_WHAT IS NEEDED_
Return all of the data exactly, with nothing left out but the pictures.

-- START OF SUPPLIED INFORMATION --

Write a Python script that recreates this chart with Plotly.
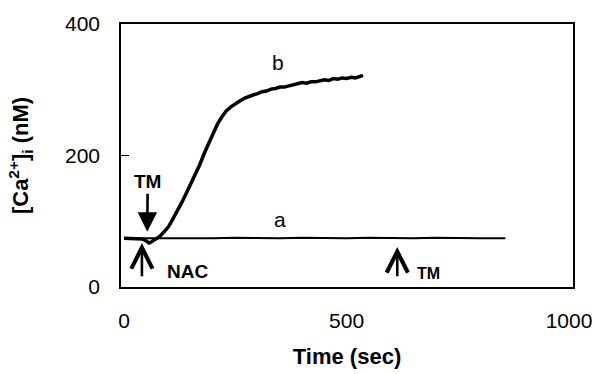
import plotly.graph_objects as go

# Trace b (TM added at ~55 s)
time_b = [0, 10, 20, 30, 40, 50, 56, 60, 70, 80, 90, 100, 110, 120, 130, 140, 150, 160,
          170, 180, 190, 200, 210, 220, 230, 240, 250, 260, 270, 280, 290, 300, 310, 320,
          330, 340, 350, 360, 370, 380, 390, 400, 410, 420, 430, 440, 450, 460, 470, 480,
          490, 500, 510, 520, 530, 537]
ca_b = [74, 74, 73, 74, 73, 70, 67, 68, 72, 77, 84, 92, 104, 116, 129, 143, 157, 171,
        186, 203, 219, 235, 248, 259, 268, 274, 279, 283, 287, 290, 292, 294, 297, 298,
        301, 302, 304, 304, 306, 308, 309, 311, 310, 312, 312, 314, 315, 314, 317, 316,
        318, 317, 319, 318, 320, 322]

# Trace a (NAC pretreatment)
time_a = [0, 50, 100, 150, 200, 250, 300, 350, 400, 450, 500, 550, 600, 650, 700, 750, 800, 857]
ca_a = [74, 74, 73, 74, 74, 75, 74, 74, 75, 74, 74, 75, 74, 74, 75, 74, 74, 74]

x_ticks = [0, 500, 1000]
y_ticks = [0, 200, 400]

FONT = "Liberation Sans, Arial, sans-serif"

fig = go.Figure()
fig.add_trace(go.Scatter(x=time_a, y=ca_a, mode="lines",
                         line=dict(color="black", width=2), showlegend=False))
fig.add_trace(go.Scatter(x=time_b, y=ca_b, mode="lines",
                         line=dict(color="black", width=3.5), showlegend=False))

fig.update_layout(
    width=595, height=374,
    margin=dict(l=121, r=22, t=24, b=87, autoexpand=False),
    paper_bgcolor="white", plot_bgcolor="white",
    font=dict(family=FONT, color="black", size=21),
    showlegend=False,
)
fig.update_xaxes(range=[-7, 1009], tickvals=x_ticks, ticks="", showgrid=False,
                 zeroline=False, showline=True, linecolor="black", linewidth=1.5,
                 mirror=True, ticklabelstandoff=14, ticklabeloverflow="allow",
                 automargin=False,
                 title=dict(text="<b>Time (sec)</b>", standoff=18,
                            font=dict(size=22, family=FONT)))
fig.update_yaxes(range=[0, 400], tickvals=y_ticks, ticks="inside", ticklen=8,
                 tickcolor="black", showgrid=False, zeroline=False, showline=True,
                 linecolor="black", linewidth=1.5, mirror=True, ticklabelstandoff=15,
                 ticklabeloverflow="allow", automargin=False,
                 title=dict(text="<b>[Ca<sup>2+</sup>]<sub>i</sub> (nM)</b>", standoff=30,
                            font=dict(size=22, family=FONT)))

# Curve labels
fig.add_annotation(x=346, y=342, text="b", showarrow=False, font=dict(size=21))
fig.add_annotation(x=351, y=103, text="a", showarrow=False, font=dict(size=21))

# TM label with down arrow (filled head)
fig.add_annotation(x=52, y=84, ax=53, ay=160, xref="x", yref="y", axref="x", ayref="y",
                   text="<b>TM</b>", font=dict(size=19), showarrow=True, arrowhead=2,
                   arrowsize=1.5, arrowwidth=2.6, arrowcolor="black", standoff=0)

# NAC up arrow
fig.add_annotation(x=40, y=67, ax=40, ay=14, xref="x", yref="y", axref="x", ayref="y",
                   text="", showarrow=True, arrowhead=5, arrowsize=1.6, arrowwidth=2.6,
                   arrowcolor="black")
fig.add_annotation(x=142, y=23, text="<b>NAC</b>", showarrow=False, font=dict(size=19))

# TM up arrow at ~614 s
fig.add_annotation(x=614, y=61, ax=614, ay=14, xref="x", yref="y", axref="x", ayref="y",
                   text="", showarrow=True, arrowhead=5, arrowsize=1.6, arrowwidth=2.6,
                   arrowcolor="black")
fig.add_annotation(x=684, y=20, text="<b>TM</b>", showarrow=False, font=dict(size=16))

fig.write_html("out.html", config={"displayModeBar": False},
               post_script="document.body.style.margin='0';")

-- END OF SUPPLIED INFORMATION --

_OUTPUT FOR THIS TASK_
Write a Python script that recreates this chart with Plotly.
import plotly.graph_objects as go

# Trace b (TM added at ~55 s)
time_b = [0, 10, 20, 30, 40, 50, 56, 60, 70, 80, 90, 100, 110, 120, 130, 140, 150, 160,
          170, 180, 190, 200, 210, 220, 230, 240, 250, 260, 270, 280, 290, 300, 310, 320,
          330, 340, 350, 360, 370, 380, 390, 400, 410, 420, 430, 440, 450, 460, 470, 480,
          490, 500, 510, 520, 530, 537]
ca_b = [74, 74, 73, 74, 73, 70, 67, 68, 72, 77, 84, 92, 104, 116, 129, 143, 157, 171,
        186, 203, 219, 235, 248, 259, 268, 274, 279, 283, 287, 290, 292, 294, 297, 298,
        301, 302, 304, 304, 306, 308, 309, 311, 310, 312, 312, 314, 315, 314, 317, 316,
        318, 317, 319, 318, 320, 322]

# Trace a (NAC pretreatment)
time_a = [0, 50, 100, 150, 200, 250, 300, 350, 400, 450, 500, 550, 600, 650, 700, 750, 800, 857]
ca_a = [74, 74, 73, 74, 74, 75, 74, 74, 75, 74, 74, 75, 74, 74, 75, 74, 74, 74]

x_ticks = [0, 500, 1000]
y_ticks = [0, 200, 400]

FONT = "Liberation Sans, Arial, sans-serif"

fig = go.Figure()
fig.add_trace(go.Scatter(x=time_a, y=ca_a, mode="lines",
                         line=dict(color="black", width=2), showlegend=False))
fig.add_trace(go.Scatter(x=time_b, y=ca_b, mode="lines",
                         line=dict(color="black", width=3.5), showlegend=False))

fig.update_layout(
    width=595, height=374,
    margin=dict(l=121, r=22, t=24, b=87, autoexpand=False),
    paper_bgcolor="white", plot_bgcolor="white",
    font=dict(family=FONT, color="black", size=21),
    showlegend=False,
)
fig.update_xaxes(range=[-7, 1009], tickvals=x_ticks, ticks="", showgrid=False,
                 zeroline=False, showline=True, linecolor="black", linewidth=1.5,
                 mirror=True, ticklabelstandoff=14, ticklabeloverflow="allow",
                 automargin=False,
                 title=dict(text="<b>Time (sec)</b>", standoff=18,
                            font=dict(size=22, family=FONT)))
fig.update_yaxes(range=[0, 400], tickvals=y_ticks, ticks="inside", ticklen=8,
                 tickcolor="black", showgrid=False, zeroline=False, showline=True,
                 linecolor="black", linewidth=1.5, mirror=True, ticklabelstandoff=15,
                 ticklabeloverflow="allow", automargin=False,
                 title=dict(text="<b>[Ca<sup>2+</sup>]<sub>i</sub> (nM)</b>", standoff=30,
                            font=dict(size=22, family=FONT)))

# Curve labels
fig.add_annotation(x=346, y=342, text="b", showarrow=False, font=dict(size=21))
fig.add_annotation(x=351, y=103, text="a", showarrow=False, font=dict(size=21))

# TM label with down arrow (filled head)
fig.add_annotation(x=52, y=84, ax=53, ay=160, xref="x", yref="y", axref="x", ayref="y",
                   text="<b>TM</b>", font=dict(size=19), showarrow=True, arrowhead=2,
                   arrowsize=1.5, arrowwidth=2.6, arrowcolor="black", standoff=0)

# NAC up arrow
fig.add_annotation(x=40, y=67, ax=40, ay=14, xref="x", yref="y", axref="x", ayref="y",
                   text="", showarrow=True, arrowhead=5, arrowsize=1.6, arrowwidth=2.6,
                   arrowcolor="black")
fig.add_annotation(x=142, y=23, text="<b>NAC</b>", showarrow=False, font=dict(size=19))

# TM up arrow at ~614 s
fig.add_annotation(x=614, y=61, ax=614, ay=14, xref="x", yref="y", axref="x", ayref="y",
                   text="", showarrow=True, arrowhead=5, arrowsize=1.6, arrowwidth=2.6,
                   arrowcolor="black")
fig.add_annotation(x=684, y=20, text="<b>TM</b>", showarrow=False, font=dict(size=16))

fig.write_html("out.html", config={"displayModeBar": False},
               post_script="document.body.style.margin='0';")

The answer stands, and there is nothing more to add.